2. Perché per una strage di così ampia portata fu prescelta una procura composta da magistrati che non avevano competenze in ambito di mafia? L’ufficio era composto dal procuratore capo Giovanni Tinebra, dai sostituti Carmelo Petralia, Annamaria Palma (dal luglio 1994) e Nino Di Matteo (dal novembre ’94).

3. Perché via D’Amelio, la scena della strage, non fu preservata consentendo così la sottrazione dell’agenda rossa di mio padre? E perché l’ex pm allora parlamentare Giuseppe Ayala, fra i primi a vedere la borsa, ha fornito versioni contraddittorie su quei momenti?

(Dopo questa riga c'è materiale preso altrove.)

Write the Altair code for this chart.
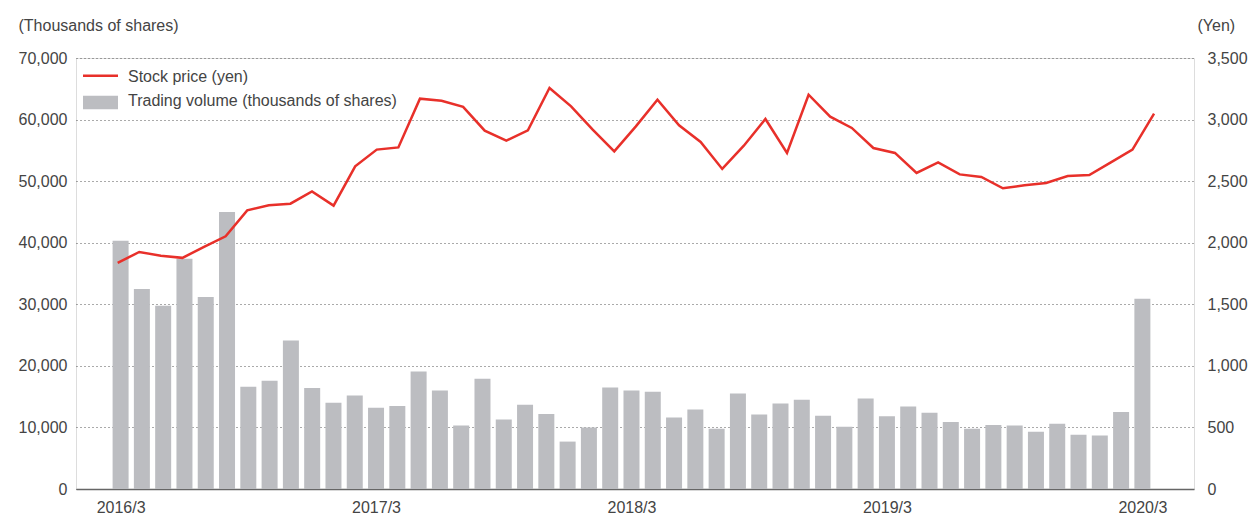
import altair as alt
import pandas as pd

# Monthly trading volume (thousands of shares), 2016/3 .. 2020/3
volume = [40300, 32500, 29750, 37400, 31200, 45000, 16600, 17600, 24100, 16400,
          14000, 15200, 13200, 13500, 19100, 16000, 10300, 17900, 11300, 13700,
          12200, 7700, 10000, 16500, 16000, 15800, 11600, 12900, 9800, 15500,
          12100, 13900, 14500, 11900, 10100, 14700, 11800, 13400, 12400, 10900,
          9800, 10400, 10300, 9300, 10600, 8800, 8700, 12500, 30900]
# Monthly stock price (yen)
price = [1836, 1925, 1895, 1877, 1966, 2052, 2263, 2304, 2317, 2417,
         2301, 2620, 2756, 2774, 3170, 3153, 3103, 2910, 2829, 2912,
         3256, 3107, 2918, 2742, 2945, 3162, 2953, 2818, 2599, 2788,
         3005, 2729, 3202, 3024, 2932, 2769, 2729, 2567, 2653, 2555,
         2534, 2442, 2466, 2485, 2542, 2550, 2653, 2756, 3048]
month_index = list(range(len(volume)))
tick_values = [0, 12, 24, 36, 48]
tick_labels = ["2016/3", "2017/3", "2018/3", "2019/3", "2020/3"]
left_ticks = [0, 10000, 20000, 30000, 40000, 50000, 60000, 70000]
right_ticks = [0, 500, 1000, 1500, 2000, 2500, 3000, 3500]
legend_labels = ["Stock price (yen)", "Trading volume (thousands of shares)"]

df = pd.DataFrame({"idx": month_index, "volume": volume, "price": price})

FONT = "Liberation Sans"
TXT = "#444444"
RED = "#e8302a"
GRAY = "#bcbdc1"
FS = 16

label_expr = "[" + ",".join("'%s'" % t for t in tick_labels) + "][datum.value/12]"

base = alt.Chart(df)

bars = base.mark_bar(color=GRAY, width=16).encode(
    x=alt.X("idx:Q",
            scale=alt.Scale(domain=[-1.86, 50.19], nice=False, zero=False),
            axis=alt.Axis(values=tick_values, labelExpr=label_expr, title=None,
                          grid=False, ticks=False, tickSize=0, domain=True,
                          domainColor="#666666", domainWidth=1.5, labelPadding=10,
                          labelFontSize=FS, labelColor=TXT, labelFont=FONT)),
    y=alt.Y("volume:Q",
            scale=alt.Scale(domain=[0, 70000], nice=False),
            axis=alt.Axis(orient="left", values=left_ticks, format=",.0f",
                          title="(Thousands of shares)", titleAngle=0, titleX=-58,
                          titleY=-28, titleAlign="left", titleBaseline="alphabetic",
                          titleFontSize=FS, titleFontWeight="normal", titleColor=TXT,
                          titleFont=FONT, grid=True, gridDash=[1, 3],
                          gridColor="#555555", gridWidth=1, ticks=False, tickSize=0,
                          domain=False, labelPadding=9, labelFontSize=FS,
                          labelColor=TXT, labelFont=FONT)),
)

line = base.mark_line(color=RED, strokeWidth=2.5).encode(
    x=alt.X("idx:Q", scale=alt.Scale(domain=[-1.93, 49.85], nice=False, zero=False),
            axis=None),
    y=alt.Y("price:Q",
            scale=alt.Scale(domain=[0, 3500], nice=False),
            axis=alt.Axis(orient="right", values=right_ticks, format=",.0f",
                          title="(Yen)", titleAngle=0, titleX=3, titleY=-28,
                          titleAlign="left", titleBaseline="alphabetic",
                          titleFontSize=FS, titleFontWeight="normal", titleColor=TXT,
                          titleFont=FONT, grid=False, ticks=False, tickSize=0,
                          domain=False, labelPadding=13, labelFontSize=FS,
                          labelColor=TXT, labelFont=FONT)),
)

one = alt.Data(values=[{"k": 1}])
leg_line = alt.Chart(one).mark_rule(color=RED, strokeWidth=2.5).encode(
    x=alt.value(7), x2=alt.value(42), y=alt.value(17.7))
leg_rect = alt.Chart(one).mark_rect(color=GRAY).encode(
    x=alt.value(7), x2=alt.value(42), y=alt.value(37.7), y2=alt.value(51.3))
leg_t1 = alt.Chart(one).mark_text(align="left", baseline="alphabetic", fontSize=FS,
                                  font=FONT, color=TXT, text=legend_labels[0]).encode(
    x=alt.value(52), y=alt.value(24))
leg_t2 = alt.Chart(one).mark_text(align="left", baseline="alphabetic", fontSize=FS,
                                  font=FONT, color=TXT, text=legend_labels[1]).encode(
    x=alt.value(52), y=alt.value(48))

chart = alt.layer(bars, line, leg_line, leg_rect, leg_t1, leg_t2).resolve_scale(
    y="independent", x="independent"
).properties(
    width=1118, height=431,
    autosize=alt.AutoSizeParams(type="none"),
    padding={"left": 68, "top": 50, "right": 54, "bottom": 29},
).configure_view(stroke=None).configure(background="white")

chart.save("out.html", embed_options={"renderer": "svg", "actions": False})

4. Perché i pm di Caltanissetta non ritennero mai di interrogare il procuratore capo di Palermo Pietro Giammanco, che non aveva informato mio padre della nota del Ros sul “tritolo arrivato in città” e gli aveva pure negato il coordinamento delle indagini su Palermo, cosa che concesse solo il giorno della strage, con una telefonata alle 7 del mattino?

5. Perché nei 57 giorni fra Capaci e via D’Amelio, i pm di Caltanissetta non convocarono mai mio padre, che aveva detto pubblicamente di avere cose importanti da riferire?

6. Cosa c’è ancora negli archivi del vecchio Sisde, il servizio segreto, sul falso pentito Scarantino (indicato dall’intelligence come vicino ad esponenti mafiosi) e sul suo suggeritore, l’ex capo della squadra mobile di Palermo Arnaldo La Barbera?

7. Perché i pm di Caltanissetta non depositarono nel primo processo il confronto fatto tre mesi prima fra il falso pentito Scarantino e i veri collaboratori di giustizia (Cancemi, Di Matteo e La Barbera) che lo smentivano? Il confronto fu depositato due anni più tardi, nel 1997, solo dopo una battaglia dei difensori degli imputati.

8. Perché i pm di Caltanissetta furono accomodanti con le continue ritrattazioni di Scarantino e non fecero mai il confronto tra i falsi pentiti dell’inchiesta (Scarantino, Candura e Andriotta), dai cui interrogatori si evinceva un progressivo aggiustamento delle dichiarazioni, in modo da farle convergere verso l’unica versione?

9. Perché la pm Ilda Boccassini (che partecipò alle prime indagini, fra il giugno e l’ottobre 1994), firmataria insieme al pm Sajeva di due durissime lettere nelle quali prendeva le distanze dai colleghi che continuavano a credere a Scarantino, autorizzò la polizia a fare dieci colloqui investigativi con Scarantino dopo l’inizio della sua collaborazione con la giustizia?

10. Perché non fu mai fatto un verbale del sopralluogo della polizia con Scarantino nel garage dove diceva di aver rubato la 126 poi trasformata in autobomba? Perché i pm non ne fecero mai richiesta? E perché nessun magistrato ritenne di presenziare al sopralluogo?

11. Chi è davvero responsabile dei verbali con a margine delle annotazioni a penna consegnati dall’ispettore Mattei a Scarantino? Il poliziotto ha dichiarato che l’unico scopo era quello di aiutarlo a ripassare: com’è possibile che fino alla Cassazione i giudici abbiano ritenuto plausibile questa giustificazione?

12. Il 26 luglio 1995 Scarantino ritrattava le sue dichiarazioni con un’intervista a Studio Aperto. Prima ancora che l’intervista andasse in onda, i pm Palma e Petralia annunciavano già alle agenzie di stampa la ritrattazione della ritrattazione di Scarantino, anticipando il contenuto del verbale fatto quella sera col falso pentito. Come facevano a prevederlo?

13. Perché Scarantino non venne affidato al servizio centrale di protezione, ma al gruppo diretto da La Barbera, senza alcuna richiesta e autorizzazione da parte della magistratura competente?